A few years ago, I outsourced some PR work to an agency that gave me a roster of over 20 years of clients in all verticals where all outreach campaigns were an “amazing success.” After three months, the only placement the CEO (!) secured was some exact verbatim reprint of a press release her employee wrote on a site that–you guessed it–aggregates press releases. Not a single influencer took the bait and covered the press, and I have to say, it was good press. I was embarrassed that I entrusted a reputable agency with this kind of work when she clearly was in over her head. I felt like the client and I fired the agency for miserable results.
Not all PR agencies do what they say they can do. Everyone can be a PR agency with the right tools, but I’m not going that far just yet. 🙂
I am forever accepting that I could make my life easier by considering the tools around me. Just this year alone, I’ve encountered a dozen great tools that I said I’d introduce in a blog post (still in progress–nope, not anymore!). Everyone should have this mindset of “I can improve and do better with my work and my career by being open-minded.”
Having seen influencer outreach done both successfully and miserably, I can tell you definitively that there are better ways. Chances are, the things I do today aren’t as streamlined as they could be in a year or two years when something better comes along.
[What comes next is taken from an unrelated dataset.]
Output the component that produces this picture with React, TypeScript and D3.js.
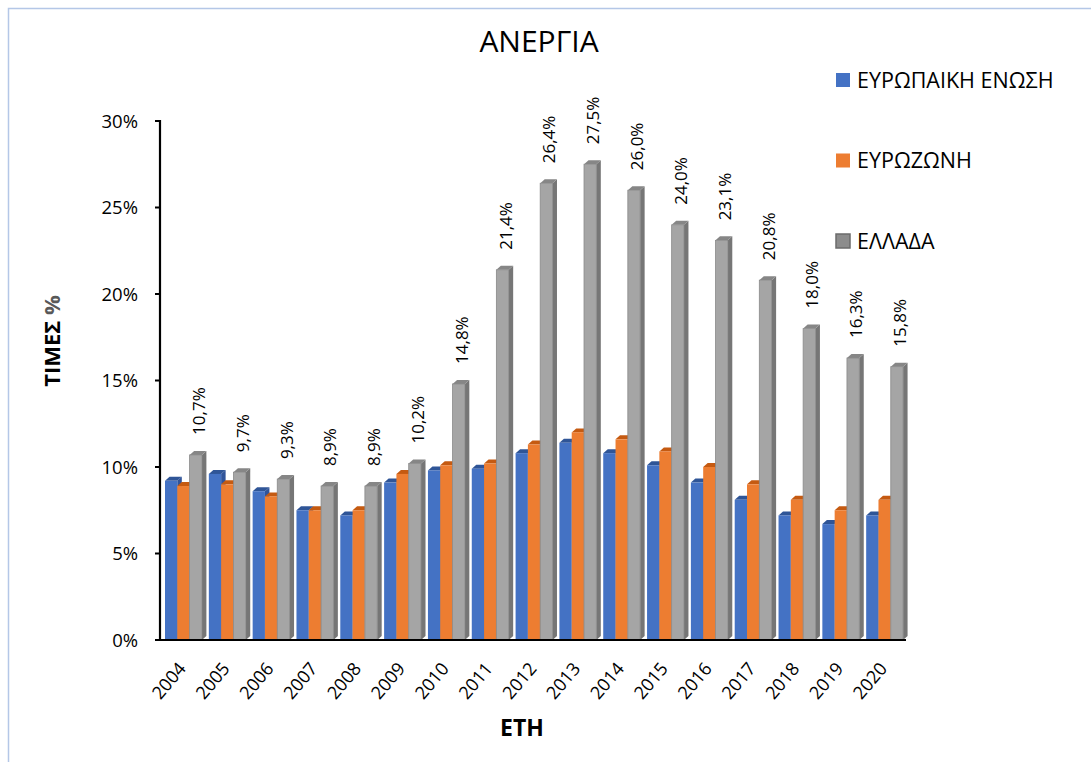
import React from 'react';
import * as d3 from 'd3';

const years = ['2004','2005','2006','2007','2008','2009','2010','2011','2012','2013','2014','2015','2016','2017','2018','2019','2020'];
const euValues = [9.2, 9.6, 8.6, 7.5, 7.2, 9.1, 9.8, 9.9, 10.8, 11.4, 10.8, 10.1, 9.1, 8.1, 7.2, 6.7, 7.2];
const euroValues = [8.9, 9.0, 8.3, 7.5, 7.5, 9.6, 10.1, 10.2, 11.3, 12.0, 11.6, 10.9, 10.0, 9.0, 8.1, 7.5, 8.1];
const greeceValues = [10.7, 9.7, 9.3, 8.9, 8.9, 10.2, 14.8, 21.4, 26.4, 27.5, 26.0, 24.0, 23.1, 20.8, 18.0, 16.3, 15.8];
const seriesNames = ['ΕΥΡΩΠΑΙΚΗ ΕΝΩΣΗ', 'ΕΥΡΩΖΩΝΗ', 'ΕΛΛΑΔΑ'];
const yTicks = [0, 5, 10, 15, 20, 25, 30];

const palette = [
  { front: '#4472c4', top: '#2f5597', side: '#30549a' },
  { front: '#ed7d31', top: '#c55a11', side: '#b8621f' },
  { front: '#a5a5a5', top: '#868686', side: '#767676' },
];

const FONT = "'Open Sans', 'Noto Sans', sans-serif";

export default function App() {
  const W = 1091, H = 762;
  const x = d3.scaleBand<string>().domain(years).range([162, 907]).paddingInner(0).paddingOuter(0);
  const inner = d3.scaleBand<number>().domain([0, 1, 2]).range([3, 3 + 12.3 * 3]).padding(0);
  const y = d3.scaleLinear().domain([0, 30]).range([640, 121]);
  const series = [euValues, euroValues, greeceValues];
  const dx = 4.5, dz = 4;
  const fmt = (v: number) => v.toFixed(1).replace('.', ',') + '%';

  const bars: React.ReactNode[] = [];
  years.forEach((yr, i) => {
    series.forEach((vals, s) => {
      const v = vals[i];
      const x0 = (x(yr) as number) + (inner(s) as number);
      const w = inner.bandwidth();
      const yt = y(v);
      const yb = y(0);
      const c = palette[s];
      bars.push(
        <g key={`${yr}-${s}`}>
          <polygon points={`${x0 + w},${yt} ${x0 + w + dx},${yt - dz} ${x0 + w + dx},${yb - dz} ${x0 + w},${yb}`} fill={c.side} />
          <polygon points={`${x0},${yt} ${x0 + dx},${yt - dz} ${x0 + w + dx},${yt - dz} ${x0 + w},${yt}`} fill={c.top} />
          <rect x={x0} y={yt} width={w} height={yb - yt} fill={c.front} stroke={s === 2 ? '#8a8a8a' : 'none'} strokeWidth={s === 2 ? 0.8 : 0} />
        </g>
      );
    });
  });

  return (
    <svg width={W} height={H} style={{ position: 'absolute', left: 0, top: 0, background: '#fff' }} fontFamily={FONT}>
      <rect x={8.5} y={8.5} width={1200} height={900} fill="#fff" stroke="#b4c7e7" strokeWidth={1.5} />
      <text x={539} y={52} textAnchor="middle" fontSize={30} fill="#000">ΑΝΕΡΓΙΑ</text>

      {/* y axis */}
      {yTicks.map(t => (
        <g key={t}>
          <line x1={155} x2={160} y1={y(t)} y2={y(t)} stroke="#000" strokeWidth={2} />
          <text x={138} y={y(t)} dy="0.36em" textAnchor="end" fontSize={18.5} fill="#000">{t}%</text>
        </g>
      ))}

      {bars}

      <line x1={160} x2={160} y1={120} y2={641} stroke="#000" strokeWidth={2.2} />
      <line x1={155} x2={906} y1={640} y2={640} stroke="#000" strokeWidth={2.2} />

      {/* data labels */}
      {years.map((yr, i) => {
        const gx = (x(yr) as number) + (inner(2) as number) + inner.bandwidth() / 2 + 3;
        const ty = y(greeceValues[i]) - 20;
        return (
          <text key={yr} transform={`translate(${gx},${ty}) rotate(-90)`} dy="0.36em" textAnchor="start" fontSize={17} fill="#000">{fmt(greeceValues[i])}</text>
        );
      })}

      {/* x tick labels */}
      {years.map(yr => {
        const cx = (x(yr) as number) + x.bandwidth() / 2;
        return (
          <text key={yr} transform={`translate(${cx + 3},${669}) rotate(-50)`} textAnchor="end" fontSize={18} fill="#000">{yr}</text>
        );
      })}

      <text x={522} y={736} textAnchor="middle" fontSize={23} fontWeight="bold" fill="#000">ΕΤΗ</text>
      <text transform={`translate(60,341) rotate(-90)`} textAnchor="middle" fontSize={22} fontWeight="bold" fill="#000">ΤΙΜΕΣ <tspan fill="#595959">%</tspan></text>

      {/* legend */}
      {seriesNames.map((n, s) => {
        const cy = 80 + s * 80.5;
        return (
          <g key={n}>
            <rect x={836} y={cy - 7} width={14} height={14} fill={s === 2 ? '#8c8c8c' : palette[s].front} stroke={s === 2 ? '#6b6b6b' : 'none'} strokeWidth={s === 2 ? 1.5 : 0} />
            <text x={857} y={cy} dy="0.36em" fontSize={21.5} fill="#000">{n}</text>
          </g>
        );
      })}
    </svg>
  );
}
It will help us to improve professionally by having an open mind and accepting that there may be tools out there that genuinely can help. You should be receptive to feedback no matter who is giving it, especially if the messaging comes from the heart and isn’t coming from people in it to make a quick buck. On that note, to further that mindset, this past week, I sold a different product I am not related to in any sense of the word (no affiliate commissions, no sales commissions, nothing) to three different companies because it was that good and I knew they needed it.
You know what? They loved it.
I’m all about efficiencies and improved processes. Shouldn’t you be as well?